Далее, нам приходится рассматривать здесь же и некоторые компоненты второй, исполнительной фазы общения, связанные с разного рода невербальными каналами. Это вызвано тем, что до самого последнего времени в исследованиях невербального общения его функции разграничивались очень нечетко или вообще не разграничивались. Лишь совсем недавно в нескольких публикациях была определенно сформулирована идея последовательного разделения невербального общения как “техники межличностного общения” и как “предпосылок межличностного тяготения” (attraction). Поэтому прежде, чем обратиться к результатам конкретных исследований, необходимо определить место невербальных средств в процессе общения.
1. Начнем с того, что невербальные компоненты общения являются частью ориентировочной основы общения для коммуникатора (говорящего). Иными словами, характер общения с самого начала частично задается пространственными и некоторыми иными визуальными “ключами”, причем в этом звене совершенно несущественно, какое место невербальные компоненты будут занимать в самом процессе общения.
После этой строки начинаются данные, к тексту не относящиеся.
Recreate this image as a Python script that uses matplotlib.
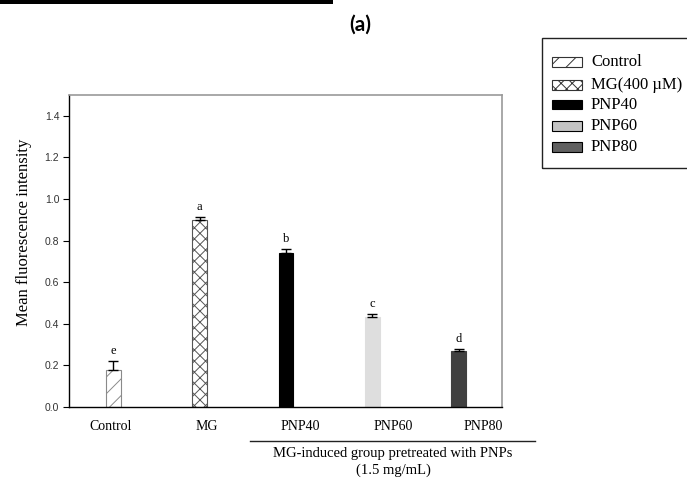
import matplotlib.pyplot as plt
from matplotlib.patches import Rectangle
from matplotlib.lines import Line2D

# mean fluorescence per group, upper error and significance letters
groups = ['Control', 'MG', 'PNP40', 'PNP60', 'PNP80']
legend_labels = ['Control', 'MG(400 \u00b5M)', 'PNP40', 'PNP60', 'PNP80']
means = [0.18, 0.90, 0.74, 0.435, 0.27]
errors = [0.04, 0.015, 0.02, 0.01, 0.01]
letters = ['e', 'a', 'b', 'c', 'd']
y_ticks = [0.0, 0.2, 0.4, 0.6, 0.8, 1.0, 1.2, 1.4]

serif = 'Liberation Serif'
sans = 'Liberation Sans'
plt.rcParams['hatch.linewidth'] = 0.7

# bar styles: (face, edge, hatch, legend face)
styles = [('white', '#8a8a8a', '//', 'white'),
          ('white', '#555555', 'xxx', 'white'),
          ('black', 'black', None, 'black'),
          ('#dedede', '#dedede', None, '#c4c4c4'),
          ('#404040', '#404040', None, '#606060')]

fig = plt.figure(figsize=(6.87, 4.83), dpi=100)
ax = fig.add_axes([0.1004, 0.1573, 0.6303, 0.646])

pos = list(range(len(groups)))
for i in pos:
    face, edge, hatch, _ = styles[i]
    ax.bar(pos[i], means[i], width=0.17, color=face, edgecolor=edge,
           hatch=hatch, linewidth=0.8, zorder=2)
    ax.errorbar(pos[i], means[i], yerr=[[0], [errors[i]]], fmt='none',
                ecolor='black', elinewidth=1, capsize=3.5, capthick=1, zorder=3)
    ax.annotate(letters[i], xy=(pos[i], means[i] + errors[i]),
                xytext=(0, 3), textcoords='offset points', ha='center',
                va='bottom', fontsize=9, family=serif)

ax.set_xlim(-0.516, 4.504)
ax.set_ylim(0, 1.5)
ax.set_yticks(y_ticks)
ax.set_yticklabels(['%.1f' % t for t in y_ticks], fontsize=7.5, family=sans, color='#333333')
ax.tick_params(axis='y', direction='out', length=4, width=0.8, pad=3)

# group names sit a little right of their bars
label_pos = [-0.03, 1.08, 2.16, 3.24, 4.29]
ax.set_xticks(label_pos)
ax.set_xticklabels(groups, fontsize=10, family=serif)
ax.tick_params(axis='x', length=0, pad=9)

for s in ['left', 'bottom']:
    ax.spines[s].set_color('black')
    ax.spines[s].set_linewidth(1)
for s in ['top', 'right']:
    ax.spines[s].set_color('#999999')
    ax.spines[s].set_linewidth(1.2)

ax.set_ylabel('Mean fluorescence intensity', fontsize=12, family=serif)
ax.yaxis.set_label_coords(-0.085, 0.56)

# bracket and caption under the pretreated groups
W, H = 687.0, 483.0
fig.add_artist(Line2D([250 / W, 535 / W], [1 - 441 / H, 1 - 441 / H],
                      color='#222222', lw=1))
fig.text(393 / W, 1 - 453 / H, 'MG-induced group pretreated with PNPs',
         ha='center', va='center', fontsize=10.5, family=serif)
fig.text(393 / W, 1 - 470 / H, '(1.5 mg/mL)', ha='center', va='center',
         fontsize=10.5, family=serif)

# panel letter and rule at the top
fig.add_artist(Rectangle((0, 1 - 4 / H), 333 / W, 4 / H, color='black', lw=0))
fig.text(360 / W, 1 - 25 / H, '(a)', ha='center', va='center', fontsize=15,
         family='Lato', weight='bold')

# legend box
fig.add_artist(Rectangle((542 / W, 1 - 168 / H), 160 / W, 130 / H,
                         facecolor='none', edgecolor='#222222', lw=1))
rows = [62, 85, 105, 126, 147]
for i, lab in enumerate(legend_labels):
    face, edge, hatch, lface = styles[i]
    y = 1 - rows[i] / H
    key_edge = 'black' if hatch is None else '#333333'
    fig.add_artist(Rectangle((552 / W, y - 4.5 / H), 30 / W, 9 / H,
                             facecolor=lface, edgecolor=key_edge, hatch=hatch,
                             lw=0.8))
    fig.text(591 / W, y, lab, ha='left', va='center', fontsize=12, family=serif)

fig.savefig('out.png', dpi=100)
2. Однако невербальные компоненты общения могут рассматриваться и с точки зрения реципиента как часть ориентировочной основы для его коммуникативной деятельности. Под этим углом зрения невербальные “ключи” могут быть общими для коммуникатора и реципиента, а могут быть значимыми лишь для последнего; это та часть таких “ключей”, которая с точки зрения коммуникатора входит в исполнительную фазу его коммуникативной деятельности. Здесь возникает основная для современных исследований невербального общения проблема соотношения невербального поведения и невербального общения как такового, т.е. неинтенциональных и интенциональных компонентов коммуникативной деятельности коммуникатора. Эта проблема в последнее время детально анализировалась в специальной работе Мортона Винера и его сотрудников, которые предлагают разделять все “поведенческие процессы” на четыре класса в зависимости от их места в процессе общения: а) “поисковые процессы” (т.е. собственно ориентировочные); б) процессы коррекции; оба эти класса определяют набор кода общения; в) регуляторы, разделяемые на сигналы, исходящие от слушателя и подтверждающие понимание, и сигналы, исходящие от коммуникатора и “запрашивающие” реципиента о понимании; г) модуляции сообщения, т.е. реакции на изменение различных условий общения, в том числе и на процессы, перечисленные выше. Уже по этой классификации видно, что проблема невербальных компонентов общения как ориентировочной основы для коммуникатора распадается на две: проблема статических факторов, независимых от динамики процесса общения в группе (диаде), и проблема динамических факторов, возникающих в самом процессе общения.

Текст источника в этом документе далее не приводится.